Here, the claimant's expert testified that the area immediately surrounding the subject property had undergone substantial development between 2006 and 2009. The claimant's expert also noted that, had the project which led to the condemnation of the subject property never occurred, lots 29 and 37, two adjacent lots which were potential TDR receptor sites consisting of vacant land, would not have been condemned. However, the claimant's expert's assertion that, absent the project, it was likely that these receptor sites and the subject property's TDRs would have been purchased for development was speculative. The claimant did not present any evidence which showed that, at any time prior to the condemnation, any steps were taken to form an assemblage with the adjacent properties or to sell the subject property's TDRs (see Matter of New York State Urban Dev. Corp. [RRNT Assoc.], 308 A.D.2d at 414; cf. Matter of City of Long Beach v Sun NLF Ltd. Partnership, 124 A.D.3d at 652-653). Moreover, the claimant's expert acknowledged that there was no evidence that the owners of either of these adjacent lots had interest in purchasing the subject property's TDRs.
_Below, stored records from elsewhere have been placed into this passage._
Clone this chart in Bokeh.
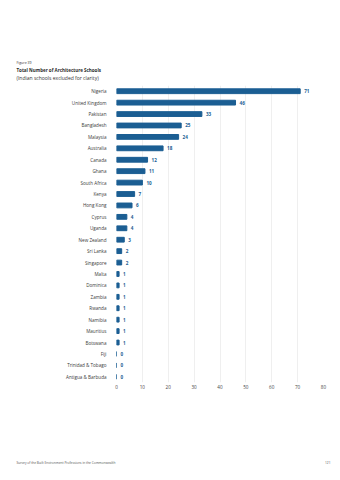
from bokeh.plotting import figure
from bokeh.models import ColumnDataSource, Title, FixedTicker
from bokeh.core.properties import value
from bokeh.embed import file_html
from bokeh.resources import INLINE

countries = ["Nigeria", "United Kingdom", "Pakistan", "Bangladesh", "Malaysia", "Australia",
             "Canada", "Ghana", "South Africa", "Kenya", "Hong Kong", "Cyprus", "Uganda",
             "New Zealand", "Sri Lanka", "Singapore", "Malta", "Dominica", "Zambia", "Rwanda",
             "Namibia", "Mauritius", "Botswana", "Fiji", "Trinidad & Tobago", "Antigua & Barbuda"]
schools = [71, 46, 33, 25, 24, 18, 12, 11, 10, 7, 6, 4, 4, 3, 2, 2, 1, 1, 1, 1, 1, 1, 1, 0, 0, 0]
x_ticks = [0, 10, 20, 30, 40, 50, 60, 70, 80]

BLUE = "#1b5e93"
FONT = "Open Sans"

# frame placement (canvas pixels)
FL, FR, FT, FB = 116, 323, 85, 382

src = ColumnDataSource(dict(c=countries, v=schools, t=[str(s) for s in schools]))

p = figure(width=340, height=480, y_range=list(reversed(countries)), x_range=(0, 80),
           output_backend="svg", toolbar_location=None,
           min_border_left=FL, min_border_right=340 - FR, min_border_top=FT,
           min_border_bottom=480 - FB)
p.outline_line_color = None
p.background_fill_color = "white"
p.border_fill_color = "white"
p.y_range.range_padding = 0.0

p.hbar(y="c", right="v", left=0, height=0.42, source=src, color=BLUE)
p.text(x="v", y="c", text="t", source=src, x_offset=4, text_align="left", text_baseline="middle",
       text_font=value(FONT), text_font_size="4.6px", text_font_style="bold", text_color=BLUE)

p.xaxis.ticker = FixedTicker(ticks=x_ticks)
p.xaxis.axis_line_color = None
p.xaxis.major_tick_line_color = None
p.xaxis.minor_tick_line_color = None
p.xaxis.major_tick_out = 0
p.xaxis.major_tick_in = 0
p.xaxis.minor_tick_out = 0
p.xaxis.major_label_text_font = FONT
p.xaxis.major_label_text_font_size = "4.6px"
p.xaxis.major_label_text_color = "#444444"
p.xaxis.major_label_standoff = 2

p.yaxis.axis_line_color = None
p.yaxis.major_tick_line_color = None
p.yaxis.major_tick_out = 0
p.yaxis.major_tick_in = 0
p.yaxis.major_label_text_font = FONT
p.yaxis.major_label_text_font_size = "4.6px"
p.yaxis.major_label_text_color = "#3a3a3a"
p.yaxis.major_label_standoff = 10

p.ygrid.grid_line_color = None
p.xgrid.grid_line_color = "#e4e4e4"
p.xgrid.grid_line_width = 0.6


def style_title(t, size, bold=False, color="#333333", standoff=0):
    t.align = "left"
    t.offset = 16 - FL
    t.standoff = standoff
    t.text_font = FONT
    t.text_font_size = size
    t.text_font_style = "bold" if bold else "normal"
    t.text_color = color


# titles above the frame: the first added sits closest to the frame, p.title outermost
sub = Title(text="(Indian schools excluded for clarity)")
style_title(sub, "5px", standoff=10)
p.add_layout(sub, "above")

main = Title(text="Total Number of Architecture Schools")
style_title(main, "4.5px", bold=True, color="#2a2a2a", standoff=-10)
p.add_layout(main, "above")

p.title.text = "Figure 39"
style_title(p.title, "3.5px", standoff=6)

# footer below the axis
spacer = Title(text=" ")
style_title(spacer, "1px", standoff=64)
p.add_layout(spacer, "below")

foot = Title(text="Survey of the Built Environment Professions in the Commonwealth")
style_title(foot, "3.2px", color="#555555")
p.add_layout(foot, "below")

page = Title(text="121")
style_title(page, "3.2px", color="#555555", standoff=-8)
page.align = "right"
page.vertical_align = "top"
page.offset = -7
p.add_layout(page, "below")

open("out.html", "w").write(file_html(p, INLINE))
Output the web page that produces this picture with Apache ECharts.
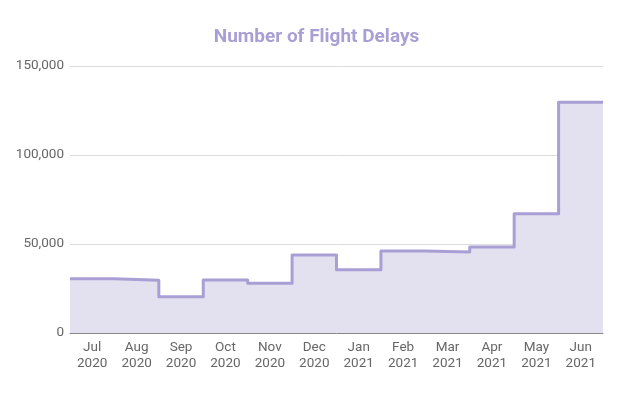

While the claimant's expert stated, in a conclusory fashion, that there was one potential sale of the subject property that did not go through, he did not specify who the purchaser was or when the potential sale would have occurred.
Accordingly, we modify the order, judgment, and fifth separate and partial final decree by subtracting from the claimant's award the sum of $1,590,000, representing the Supreme Court's determination as to the value of the subject property's TDRs, thereby reducing the final award from the principal sum of $5,549,000 to the principal sum of $3,959,000.
CHAMBERS, J.P., MILLER, BRATHWAITE NELSON and WOOTEN, JJ., concur.